Broadcom’s $69bn acquisition of cloud software company VMware is set for a lengthy antitrust investigation in Brussels over regulatory concerns that the deal will harm competition across the global technology industry.
Broadcom is already in preliminary discussions with EU officials who will be looking into worries that the merger may lead to abusive behaviour, including potential future price rises by the US chipmaker, three people with direct knowledge of the transaction said.
Many large acquisitions receive similar interrogation, known in EU circles as a “phase 1” investigation, which typically takes a few months to complete.
But those close to the situation suggest that EU authorities plan to push forward with a more detailed “phase 2” investigation, which could take well over a year and may ultimately derail the deal altogether. Nvidia eventually walked away from a proposed $66bn purchase of chip designer Arm after being subject to a lengthy EU antitrust probe.
Broadcom did not immediately respond to requests for comment.
The company’s acquisition of VMware is among the largest in the history of the technology industry, second only to Microsoft’s proposed $75bn purchase of games maker Activision Blizzard.
Opponents of the deal, which include some existing VMware clients, have written to the EU to argue VMware’s customers could in future be tied into buying Broadcom services.
They point to two recent transactions led by Broadcom, its $18.9bn takeover of CA Technologies in 2018 and its $10.7bn deal to buy Symantec’s enterprise security business a year later as recent examples of how the US chipmaker risks undermining competition. In both deals, they claimed, Broadcom raised prices.
These concerns are being aired before senior EU officials, including competition chief Margrethe Vestager, even though Broadcom is unlikely to formally file the acquisition for review by antitrust authorities until after the summer break, according to people with knowledge of the process.

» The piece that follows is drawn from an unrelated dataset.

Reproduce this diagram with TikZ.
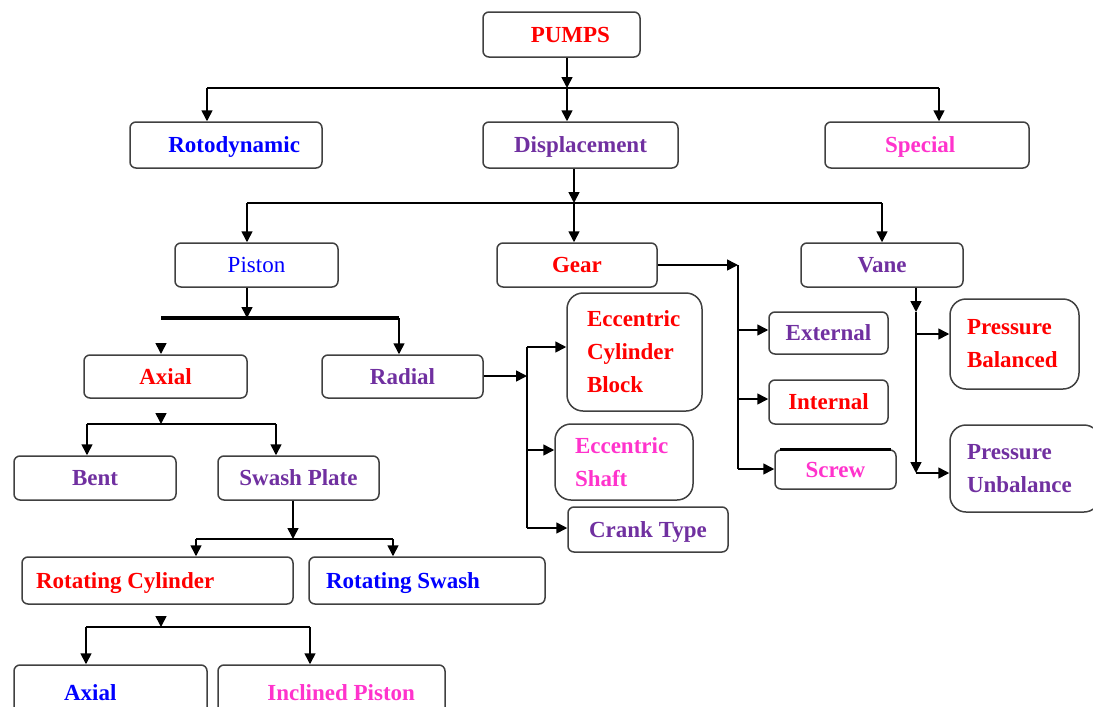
\documentclass[tikz,border=0pt]{standalone}
\usepackage{fontspec}
\setmainfont{Liberation Serif}
\usetikzlibrary{arrows.meta}
\definecolor{pumpred}{RGB}{255,0,0}
\definecolor{pumpblue}{RGB}{0,0,255}
\definecolor{pumppurple}{RGB}{112,48,160}
\definecolor{pumpmagenta}{RGB}{255,51,204}
\definecolor{boxgray}{RGB}{64,64,64}
\newcommand\lbl{\fontsize{11.5}{16.5}\selectfont\bfseries}
\tikzset{
  box/.style={draw=boxgray, line width=0.75pt, rounded corners=3pt, inner sep=0pt,
    minimum height=22pt, text depth=0pt, font=\lbl},
  tallbox/.style={box, text depth=, rounded corners=8pt, align=flush left},
  link/.style={line width=0.8pt},
  arr/.style={link, -{Triangle[length=5.5pt,width=5.5pt]}},
}
\begin{document}
\begin{tikzpicture}[x=0.5pt,y=-0.5pt]
\useasboundingbox (0,0) rectangle (1093,707);
% boxes
\node[box, text=pumpred, minimum height=22.5pt, align=flush right, inner xsep=15pt, text width=48.5pt] (pumps) at (561.5,34.5) {PUMPS};
\node[box, text=pumpblue, minimum height=23pt, align=flush right, inner xsep=11pt, text width=74pt] (roto) at (226,145) {Rotodynamic};
\node[box, text=pumppurple, minimum width=97.5pt, minimum height=23pt] (disp) at (580.5,145) {Displacement};
\node[box, text=pumpmagenta, minimum height=23pt, align=flush left, inner xsep=30pt, text width=42pt] (spec) at (927,145) {Special};
\node[box, text=pumpblue, minimum width=81.5pt, font=\fontsize{11.5}{16.5}\selectfont] (piston) at (256.5,265) {Piston};
\node[box, text=pumpred, minimum width=80pt] (gear) at (577,265) {Gear};
\node[box, text=pumppurple, minimum width=81pt] (vane) at (882,265) {Vane};
\node[box, text=pumpred, minimum width=81.5pt, minimum height=21.5pt] (axial) at (165.5,376.5) {Axial};
\node[box, text=pumppurple, minimum width=80.5pt, minimum height=21.5pt] (radial) at (402.5,376.5) {Radial};
\node[box, text=pumppurple, minimum width=81pt] (bent) at (95,478) {Bent};
\node[box, text=pumppurple, minimum width=80.5pt] (swash) at (298.5,478) {Swash Plate};
\node[box, text=pumpred, minimum height=23.5pt, align=flush left, inner xsep=7pt, text width=121.5pt] (rotcyl) at (157.5,580.5) {Rotating Cylinder};
\node[box, text=pumpblue, minimum height=23.5pt, align=flush left, inner xsep=8.5pt, text width=101pt] (rotsw) at (427,580.5) {Rotating Swash};
\node[box, text=pumpblue, minimum height=27.5pt, align=flush left, inner xsep=25pt, text width=46.5pt] (axialb) at (110.5,692.5) {Axial};
\node[box, text=pumpmagenta, minimum height=27.5pt, align=flush right, inner xsep=15pt, text width=83.5pt] (incl) at (331.5,692.5) {Inclined Piston};
\node[tallbox, text=pumpred, minimum height=59pt, inner xsep=10pt, text width=47.5pt] (ecb) at (634.5,352) {Eccentric\\Cylinder\\Block};
\node[tallbox, text=pumpmagenta, minimum height=38pt, inner xsep=10pt, text width=49pt] (ecs) at (624,462) {Eccentric\\Shaft};
\node[box, text=pumppurple, minimum width=80pt, minimum height=22.5pt] (crank) at (648,529.5) {Crank Type};
\node[box, text=pumppurple, minimum width=59.5pt, minimum height=21pt] (ext) at (828.5,333) {External};
\node[box, text=pumpred, minimum width=59.5pt] (int) at (828.5,402) {Internal};
\node[box, text=pumpmagenta, minimum width=60.5pt, minimum height=19.5pt] (screw) at (835.5,469.5) {Screw};
\draw[line width=1.6pt] ([xshift=3pt,yshift=-0.3pt]screw.north west) -- ([xshift=-3pt,yshift=-0.3pt]screw.north east);
\node[tallbox, text=pumpred, minimum height=45pt, inner xsep=8.5pt, text width=47.5pt] (pb) at (1014.5,344) {Pressure\\Balanced};
\node[tallbox, text=pumppurple, minimum height=43.5pt, inner xsep=8.5pt, text width=58pt] (pu) at (1025,468.5) {Pressure\\Unbalance};
% joints
\coordinate (j0) at (567,88);
\coordinate (j0a) at (207,88);
\coordinate (j0b) at (939,88);
\coordinate (j1) at (574,203);
\coordinate (j1a) at (247,203);
\coordinate (j1b) at (882,203);
\coordinate (j2) at (247,318);
\coordinate (j2a) at (161,318);
\coordinate (j2b) at (399,318);
\coordinate (axtip) at (161,354);
\coordinate (j3) at (161,424);
\coordinate (j3a) at (87,424);
\coordinate (j3b) at (276,424);
\coordinate (j4) at (293,539);
\coordinate (j4a) at (196,539);
\coordinate (j4b) at (393,539);
\coordinate (j5) at (161,627);
\coordinate (j5a) at (86,627);
\coordinate (j5b) at (310,627);
\coordinate (j6) at (527,376);
\coordinate (j6a) at (527,347);
\coordinate (j6c) at (527,450);
\coordinate (j6b) at (527,528);
\coordinate (j7) at (738,265);
\coordinate (j7a) at (738,330);
\coordinate (j7c) at (738,399);
\coordinate (j7b) at (738,469);
\coordinate (j8) at (916,312);
\coordinate (j8a) at (916,334);
\coordinate (j8b) at (916,473);
% connectors
\draw[arr] (pumps.south -| j0) -- (j0);
\draw[link] (j0a) -- (j0b);
\draw[arr] (j0a) -- (roto.north -| j0a);
\draw[arr] (j0) -- (disp.north -| j0);
\draw[arr] (j0b) -- (spec.north -| j0b);
\draw[arr] (disp.south -| j1) -- (j1);
\draw[link] (j1a) -- (j1b);
\draw[arr] (j1a) -- (piston.north -| j1a);
\draw[arr] (j1) -- (gear.north -| j1);
\draw[arr] (j1b) -- (vane.north -| j1b);
\draw[arr] (piston.south -| j2) -- (j2);
\draw[line width=1.7pt] (j2a) -- (j2b);
\draw[arr] (j2b) -- (radial.north -| j2b);
\draw[arr] ([yshift=5.5pt]axtip) -- (axtip);
\draw[arr] ([yshift=5.5pt]j3) -- (j3);
\draw[link] (j3a) -- (j3b);
\draw[arr] (j3a) -- (bent.north -| j3a);
\draw[arr] (j3b) -- (swash.north -| j3b);
\draw[arr] (swash.south -| j4) -- (j4);
\draw[link] (j4a) -- (j4b);
\draw[arr] (j4a) -- (rotcyl.north -| j4a);
\draw[arr] (j4b) -- (rotsw.north -| j4b);
\draw[arr] ([yshift=4.5pt]j5) -- (j5);
\draw[link] (j5a) -- (j5b);
\draw[arr] (j5a) -- (axialb.north -| j5a);
\draw[arr] (j5b) -- (incl.north -| j5b);
\draw[arr] (radial.east |- j6) -- (j6);
\draw[link] (j6a) -- (j6b);
\draw[arr] (j6a) -- (ecb.west |- j6a);
\draw[arr] (j6c) -- (ecs.west |- j6c);
\draw[arr] (j6b) -- (crank.west |- j6b);
\draw[arr] (gear.east) -- (j7);
\draw[link] (j7) -- (j7b);
\draw[arr] (j7a) -- (ext.west |- j7a);
\draw[arr] (j7c) -- (int.west |- j7c);
\draw[arr] (j7b) -- (screw.west |- j7b);
\draw[arr] (vane.south -| j8) -- (j8);
\draw[arr] (j8) -- (j8b);
\draw[arr] (j8a) -- (pb.west |- j8a);
\draw[arr] (j8b) -- (pu.west |- j8b);
\end{tikzpicture}
\end{document}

Further regulatory scrutiny is expected to come from the US, while the UK and China could still launch probes.
The chipmaker has already fought cases against the European Commission for alleged anti-competitive practices. In October 2020, Brussels accepted commitments by the US group to ensure competition in the chipset market for modems.
Broadcom has emerged as one of the largest chipmakers in the world on the back of a roll-up spree led by Hock Tan, its deal-hungry chief executive for more than a decade.
The Malaysian-American executive was blocked from further consolidating the semiconductor industry in 2019. The Federal Trade Commission accused Broadcom of being a monopolist in the sector.
The regulatory attack led Tan to shift his buying attention to software and cloud services companies, a move that aims to turn Broadcom into a broader tech conglomerate.
Last November, the FTC prohibited Broadcom from asking for customers to buy bundles, called “exclusivity” or “loyalty” agreements, in its sale of semiconductors for internet devices. It also prohibited Broadcom from “retaliating against customers for doing business with Broadcom’s competitors”.
“The regulators are going to take a hard look at [the VMware deal] just because this is Broadcom and a large tech transaction,” said Andy Li, a senior analyst at research firm CreditSights.
Broadcom will push back on these fears, according to people close to the company, by arguing that it is not a merger between competitors so will not lead to increased market power. It will also argue the deal is unlikely to raise prices or undermine the quality of the service or have any negative impact on innovation.
Broadcom will also dismiss any comparison to Nvidia’s failed acquisition of Arm, where Nvidia’s competitors were dependent on licensing arrangements for Arm’s chips.
But trade associations, representing hundreds of companies that are clients of VMware, including France’s Cigref, sent a letter this week to regulators in Brussels asking them to act pre-emptively to block the deal due to concerns over anti-competitive practices.